The new highs have been achieved on low volume which may indicate a lack of conviction. What is clear is that the EU election results were anticipated. What is less clear is whether the market reaction is a sign of approval at the “protest” or apathy. It is clear that the financial markets are more concerned about ECB policy. May 2014 EU inflation was +0.5% vs an ECB target of +2%. The small cut in the refinance rate this week and the introduction of negative interest rates on deposits held at the ECB are hardly sufficient to offset the disinflationary forces of the EZ rebalancing which has been on-going since the great recession. The end of “monetary sterilisation” and new targeted LTROs, together with the proposal for the ECB to purchase certain ABS, however, looks like the beginning of something more substantial. OMT is still in the arsenal but has yet to be deployed.

10 yr OATs reflect a similar story: –

OAT 10yr yield

Source: Investing.com 

The all-time low yield was set in April 2013 at 1.64% but, with French growth apparently slowing, yields remain wedded to those of German Bunds. The 10 year spread has continued to converge this year from 65bp on 15th January to around 40 bp today.

French Real-Estate may also be influencing other asset classes. According to a recent OECD report French residential property is still overvalued despite the declines of the past couple of years. On a Price to Rent measure the OECD estimate values to be 35% higher than the long run average. On a Price to Income basis the overvaluation is only 32%. It is worth noting that interest rates are at historically low levels so these overvaluations are not entirely surprising. France is not alone in its overvaluation as the table from Deutsche Bank (using earlier OECD data) shows: –

Global House Prices - OECD + Deutsche bank - February 2014

Source: Deutsche Bank and OECD

In their March 2014 Global House Price Index report, Frank Knight commented that residential property in France and Spain was still languishing. However, in comparison with March 2012 prices were down only 1.4% in France compared to 4% in Spain and 9.3% in Greece.

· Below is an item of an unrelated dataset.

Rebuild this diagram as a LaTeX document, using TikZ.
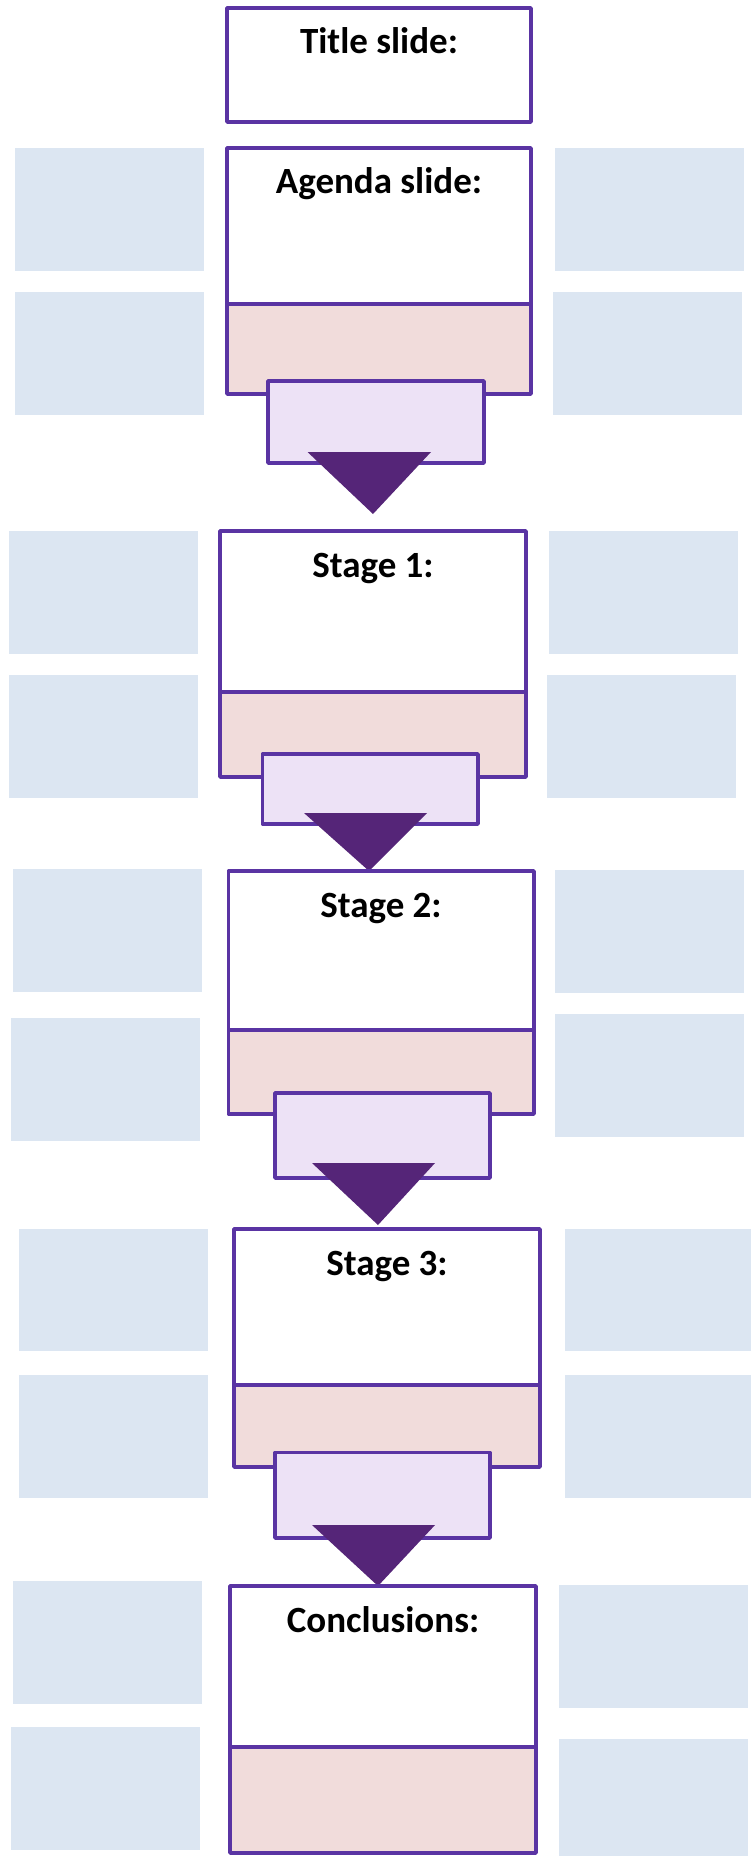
\documentclass[tikz,border=0pt]{standalone}
\usepackage{fontspec}
\setmainfont{Carlito}
\definecolor{slideline}{RGB}{90,52,163}
\definecolor{arrowfill}{RGB}{85,37,120}
\definecolor{notebox}{RGB}{220,230,242}
\definecolor{resultbox}{RGB}{241,220,219}
\definecolor{linkbox}{RGB}{237,226,246}
\tikzset{
  frame/.style={draw=slideline, line width=1.8pt, line join=round},
  note/.style={fill=notebox},
  heading/.style={anchor=base, font=\fontsize{18.5}{22}\selectfont\bfseries},
  down/.style={fill=arrowfill}
}
\begin{document}
\begin{tikzpicture}[x=0.5pt, y=-0.5pt]
     \useasboundingbox (0,0) rectangle (751,1856);
     % side notes
     \fill[note] (15,148) rectangle (204,271);
     \fill[note] (15,292) rectangle (204,415);
     \fill[note] (555,148) rectangle (744,271);
     \fill[note] (553,292) rectangle (742,415);
     \fill[note] (9,531) rectangle (198,654);
     \fill[note] (9,675) rectangle (198,798);
     \fill[note] (549,531) rectangle (738,654);
     \fill[note] (547,675) rectangle (736,798);
     \fill[note] (13,869) rectangle (202,992);
     \fill[note] (11,1018) rectangle (200,1141);
     \fill[note] (555,870) rectangle (744,993);
     \fill[note] (555,1014) rectangle (744,1137);
     \fill[note] (19,1229) rectangle (208,1351);
     \fill[note] (19,1375) rectangle (208,1498);
     \fill[note] (565,1229) rectangle (751,1351);
     \fill[note] (565,1375) rectangle (751,1498);
     \fill[note] (13,1581) rectangle (202,1704);
     \fill[note] (11,1727) rectangle (200,1850);
     \fill[note] (559,1585) rectangle (748,1708);
     \fill[note] (559,1739) rectangle (748,1856);
     % title slide
     \draw[frame, fill=white] (227,8) rectangle (531,122);
     \node[heading] (title) at (379,54) {Title slide:};
     % agenda slide
     \draw[frame, fill=white] (227,148) rectangle (531,304);
     \draw[frame, fill=resultbox] (227,304) rectangle (531,394);
     \node[heading] (agenda) at (379,194) {Agenda slide:};
     \draw[frame, fill=linkbox] (268,381) rectangle (484,463);
     \fill[down] (307.5,452)--(431,452)--(373,514)--cycle;
     % stage 1
     \draw[frame, fill=white] (220,531) rectangle (526,692);
     \draw[frame, fill=resultbox] (220,692) rectangle (526,777);
     \node[heading] (stage1) at (373,577) {Stage 1:};
     \draw[frame, fill=linkbox] (262.5,754) rectangle (478,824);
     \fill[down] (304,813)--(427,813)--(369,871)--cycle;
     % stage 2
     \draw[frame, fill=white] (228.5,871) rectangle (534,1030);
     \draw[frame, fill=resultbox] (228.5,1030) rectangle (534,1114);
     \node[heading] (stage2) at (381,917) {Stage 2:};
     \draw[frame, fill=linkbox] (275,1093) rectangle (490,1178);
     \fill[down] (312,1163)--(435,1163)--(378,1225)--cycle;
     % stage 3
     \draw[frame, fill=white] (234,1229) rectangle (540,1385);
     \draw[frame, fill=resultbox] (234,1385) rectangle (540,1467);
     \node[heading] (stage3) at (387,1275) {Stage 3:};
     \draw[frame, fill=linkbox] (275,1452.5) rectangle (490,1538);
     \fill[down] (312,1525)--(435,1525)--(378,1586)--cycle;
     % conclusions
     \draw[frame, fill=white] (230,1586) rectangle (536,1747);
     \draw[frame, fill=resultbox] (230,1747) rectangle (536,1853);
     \node[heading] (conclusions) at (383,1632) {Conclusions:};
\end{tikzpicture}
\end{document}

If historically low interest rates cannot stimulate demand for Real-Estate then asset managers would do well to allocate to a more attractive asset class. With OAT yields nearing historic lows the CAC40 appears to be benefitting by default; it trades on a P/E of 26 times. The UK, with the strongest growth forecast in Europe, is trading at 33 times (FTSE) whilst the DAX trades on a P/E of 22.


The French Revolt at the EU elections is principally a protest against the immigration policies of the French administration. The main concern of the average French voter is long-term employment and quality of life. The policies of Brussels, which reinforce those of the French administration, are seen as contrary to the interests of the French people in respect of immigration but this does not mean that the French people are anti-EU.

French financial markets have paid little heed to the EU election results. The actions of the ECB are of much greater importance in the near-term. The longer-term implications of the gains for the Front National will be tested at the Senate Elections in September this year, but, given the large socialist majority last time, any swing to the Front National will be a further “protest”. The real test will be at the presidential elections – scheduled for 2017.

Low interest rates from the ECB look set to continue. The central bank has now begun to utilise some of the unconventional tools at their disposal to transmit longer-term liquidity to the non-financial economy. OAT yields should remain low in expectation of the implementation of these more aggressive policies. They will also be supported internally if Hollande succeeds with his austerity package. French property prices are likely to remain subdued and may weaken further if the economy continues to stall. French stocks will therefore continue to benefit, both from international and domestic capital flows, but, at their current valuations, they will reflect the direction of international markets led by the US and, within Europe, by the UK and Germany.